* _Dataset section_:
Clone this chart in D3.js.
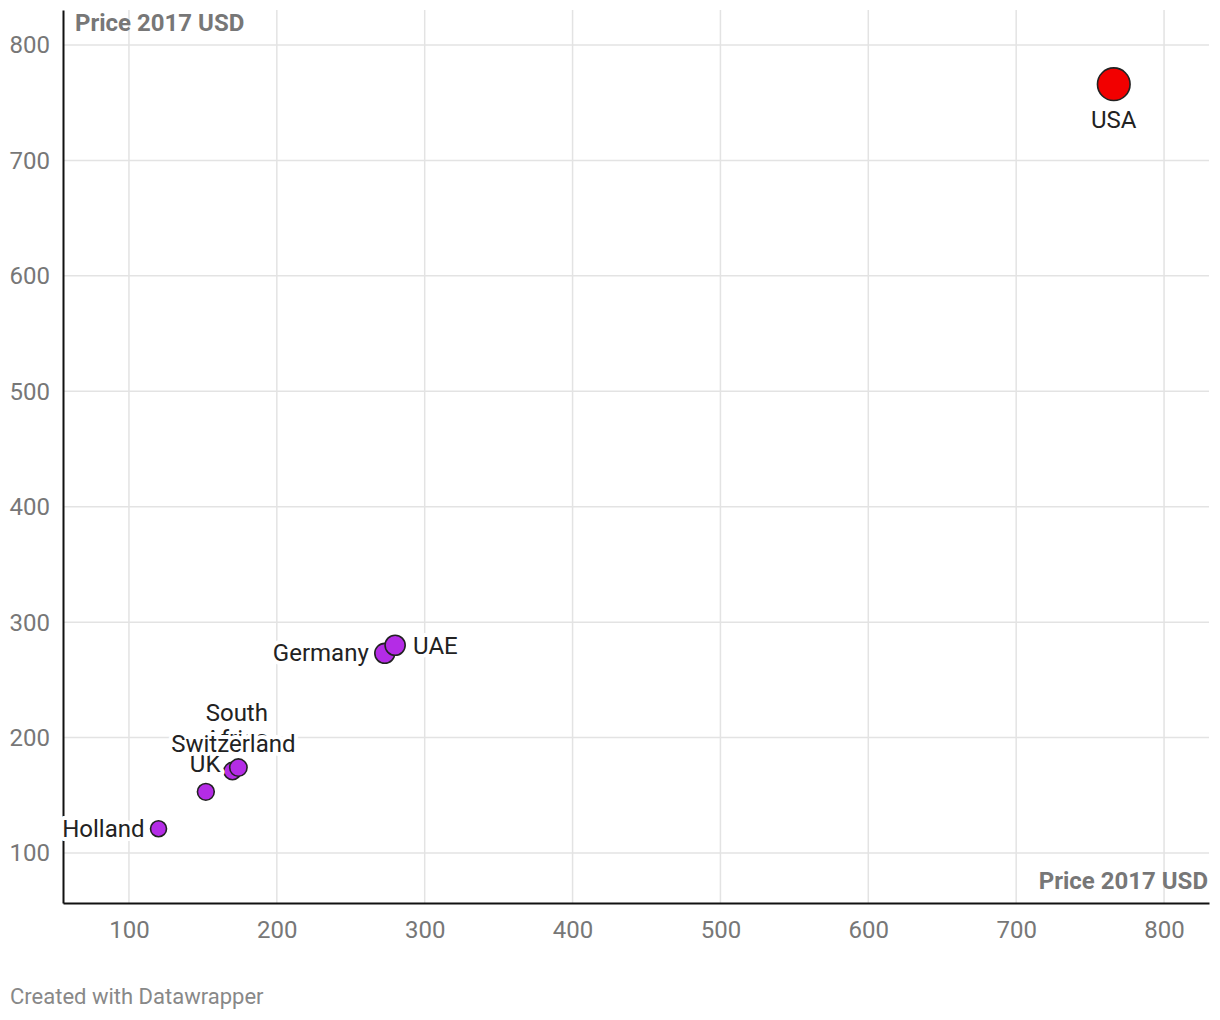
<!DOCTYPE html>
<html><head><meta charset="utf-8">
<script src="https://cdn.jsdelivr.net/npm/d3@7"></script>
<style>body{margin:0;background:#fff;font-family:Roboto,"Noto Sans",sans-serif;}</style>
</head><body><svg id="c" width="1220" height="1020"></svg>
<script>
const countries = ["USA","UAE","Germany","Switzerland","UK","South Africa","Holland"];
const xValues = [766, 280, 273, 174, 170, 152, 120];
const yValues = [766, 280, 273, 174, 171, 153, 121];
const highlight = [true,false,false,false,false,false,false];
const xTicks = [100,200,300,400,500,600,700,800];
const yTicks = [100,200,300,400,500,600,700,800];
const axisTitle = "Price 2017 USD";
const footer = "Created with Datawrapper";
// label placement: [dx, dy, anchor] relative to point center
const labelPlace = [
  [0, 44, "middle"], [18, 9, "start"], [-16, 8, "end"], [-5, -16, "middle"],
  [-12, 1, "end"], [31, -71, "middle"], [-14, 8, "end"]
];
const labelOrder = [0,1,2,5,4,3,6];

const svg = d3.select("#c");
const L = 63, R = 1209, T = 10, B = 903;
const x = d3.scaleLinear().domain([55.4, 830.4]).range([L, R]);
const y = d3.scaleLinear().domain([56.7, 830.3]).range([B, T]);
const r = d3.scaleLinear().domain([120, 766]).range([8, 16.3]);

const g = svg.append("g");
// gridlines
g.append("g").selectAll("line").data(yTicks).join("line")
  .attr("x1", L).attr("x2", R).attr("y1", d => y(d)).attr("y2", d => y(d))
  .attr("stroke", "#e3e3e3").attr("stroke-width", 1.5);
g.append("g").selectAll("line").data(xTicks).join("line")
  .attr("y1", T).attr("y2", B).attr("x1", d => x(d)).attr("x2", d => x(d))
  .attr("stroke", "#e3e3e3").attr("stroke-width", 1.5);

// axes
const xa = g.append("g").attr("transform", `translate(0,${B})`)
  .call(d3.axisBottom(x).tickValues(xTicks).tickSize(0).tickPadding(18));
xa.select(".domain").attr("stroke", "#111").attr("stroke-width", 2);
xa.selectAll("text").attr("fill", "#777").attr("font-size", 24).attr("font-family", "Roboto");
const ya = g.append("g").attr("transform", `translate(${L},0)`)
  .call(d3.axisLeft(y).tickValues(yTicks).tickSize(0).tickPadding(13));
ya.select(".domain").attr("stroke", "#111").attr("stroke-width", 2);
ya.selectAll("text").attr("fill", "#777").attr("font-size", 24).attr("font-family", "Roboto").attr("dy", "0.33em");

// axis titles
g.append("text").attr("x", L + 12).attr("y", 31).text(axisTitle)
  .attr("font-size", 24).attr("font-weight", "bold").attr("fill", "#777").attr("font-family", "Roboto");
g.append("text").attr("x", R - 1).attr("y", 889).attr("text-anchor", "end").text(axisTitle)
  .attr("font-size", 24).attr("font-weight", "bold").attr("fill", "#777").attr("font-family", "Roboto");

// points
const idx = d3.range(countries.length);
g.append("g").selectAll("circle").data(idx.slice().reverse()).join("circle")
  .attr("cx", i => x(xValues[i])).attr("cy", i => y(yValues[i]))
  .attr("r", i => r(xValues[i]))
  .attr("fill", i => highlight[i] ? "#f20000" : "#b42ce6")
  .attr("stroke", "#222").attr("stroke-width", 1.6);

// labels
const lg = g.append("g");
labelOrder.forEach(i => {
  const p = labelPlace[i];
  const t = lg.append("text")
    .attr("x", x(xValues[i]) + p[0]).attr("y", y(yValues[i]) + p[1])
    .attr("text-anchor", p[2]).attr("font-size", 24).attr("font-family", "Roboto")
    .attr("fill", "#222").attr("stroke", "#fff").attr("stroke-width", 8)
    .attr("stroke-linejoin", "round").attr("paint-order", "stroke");
  const parts = countries[i] === "South Africa" ? ["South", "Africa"] : [countries[i]];
  parts.forEach((s, k) => t.append("tspan").attr("x", x(xValues[i]) + p[0]).attr("dy", k ? 26 : 0).text(s));
});

svg.append("text").attr("x", 10).attr("y", 1004).text(footer)
  .attr("font-size", 22).attr("fill", "#888").attr("font-family", "Roboto");
</script></body></html>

* _Objective_: The listing above needs to be output again exactly. Don't include the pictures.

* _Reply to the task_:
Clone this chart in D3.js.
<!DOCTYPE html>
<html><head><meta charset="utf-8">
<script src="https://cdn.jsdelivr.net/npm/d3@7"></script>
<style>body{margin:0;background:#fff;font-family:Roboto,"Noto Sans",sans-serif;}</style>
</head><body><svg id="c" width="1220" height="1020"></svg>
<script>
const countries = ["USA","UAE","Germany","Switzerland","UK","South Africa","Holland"];
const xValues = [766, 280, 273, 174, 170, 152, 120];
const yValues = [766, 280, 273, 174, 171, 153, 121];
const highlight = [true,false,false,false,false,false,false];
const xTicks = [100,200,300,400,500,600,700,800];
const yTicks = [100,200,300,400,500,600,700,800];
const axisTitle = "Price 2017 USD";
const footer = "Created with Datawrapper";
// label placement: [dx, dy, anchor] relative to point center
const labelPlace = [
  [0, 44, "middle"], [18, 9, "start"], [-16, 8, "end"], [-5, -16, "middle"],
  [-12, 1, "end"], [31, -71, "middle"], [-14, 8, "end"]
];
const labelOrder = [0,1,2,5,4,3,6];

const svg = d3.select("#c");
const L = 63, R = 1209, T = 10, B = 903;
const x = d3.scaleLinear().domain([55.4, 830.4]).range([L, R]);
const y = d3.scaleLinear().domain([56.7, 830.3]).range([B, T]);
const r = d3.scaleLinear().domain([120, 766]).range([8, 16.3]);

const g = svg.append("g");
// gridlines
g.append("g").selectAll("line").data(yTicks).join("line")
  .attr("x1", L).attr("x2", R).attr("y1", d => y(d)).attr("y2", d => y(d))
  .attr("stroke", "#e3e3e3").attr("stroke-width", 1.5);
g.append("g").selectAll("line").data(xTicks).join("line")
  .attr("y1", T).attr("y2", B).attr("x1", d => x(d)).attr("x2", d => x(d))
  .attr("stroke", "#e3e3e3").attr("stroke-width", 1.5);

// axes
const xa = g.append("g").attr("transform", `translate(0,${B})`)
  .call(d3.axisBottom(x).tickValues(xTicks).tickSize(0).tickPadding(18));
xa.select(".domain").attr("stroke", "#111").attr("stroke-width", 2);
xa.selectAll("text").attr("fill", "#777").attr("font-size", 24).attr("font-family", "Roboto");
const ya = g.append("g").attr("transform", `translate(${L},0)`)
  .call(d3.axisLeft(y).tickValues(yTicks).tickSize(0).tickPadding(13));
ya.select(".domain").attr("stroke", "#111").attr("stroke-width", 2);
ya.selectAll("text").attr("fill", "#777").attr("font-size", 24).attr("font-family", "Roboto").attr("dy", "0.33em");

// axis titles
g.append("text").attr("x", L + 12).attr("y", 31).text(axisTitle)
  .attr("font-size", 24).attr("font-weight", "bold").attr("fill", "#777").attr("font-family", "Roboto");
g.append("text").attr("x", R - 1).attr("y", 889).attr("text-anchor", "end").text(axisTitle)
  .attr("font-size", 24).attr("font-weight", "bold").attr("fill", "#777").attr("font-family", "Roboto");

// points
const idx = d3.range(countries.length);
g.append("g").selectAll("circle").data(idx.slice().reverse()).join("circle")
  .attr("cx", i => x(xValues[i])).attr("cy", i => y(yValues[i]))
  .attr("r", i => r(xValues[i]))
  .attr("fill", i => highlight[i] ? "#f20000" : "#b42ce6")
  .attr("stroke", "#222").attr("stroke-width", 1.6);

// labels
const lg = g.append("g");
labelOrder.forEach(i => {
  const p = labelPlace[i];
  const t = lg.append("text")
    .attr("x", x(xValues[i]) + p[0]).attr("y", y(yValues[i]) + p[1])
    .attr("text-anchor", p[2]).attr("font-size", 24).attr("font-family", "Roboto")
    .attr("fill", "#222").attr("stroke", "#fff").attr("stroke-width", 8)
    .attr("stroke-linejoin", "round").attr("paint-order", "stroke");
  const parts = countries[i] === "South Africa" ? ["South", "Africa"] : [countries[i]];
  parts.forEach((s, k) => t.append("tspan").attr("x", x(xValues[i]) + p[0]).attr("dy", k ? 26 : 0).text(s));
});

svg.append("text").attr("x", 10).attr("y", 1004).text(footer)
  .attr("font-size", 22).attr("fill", "#888").attr("font-family", "Roboto");
</script></body></html>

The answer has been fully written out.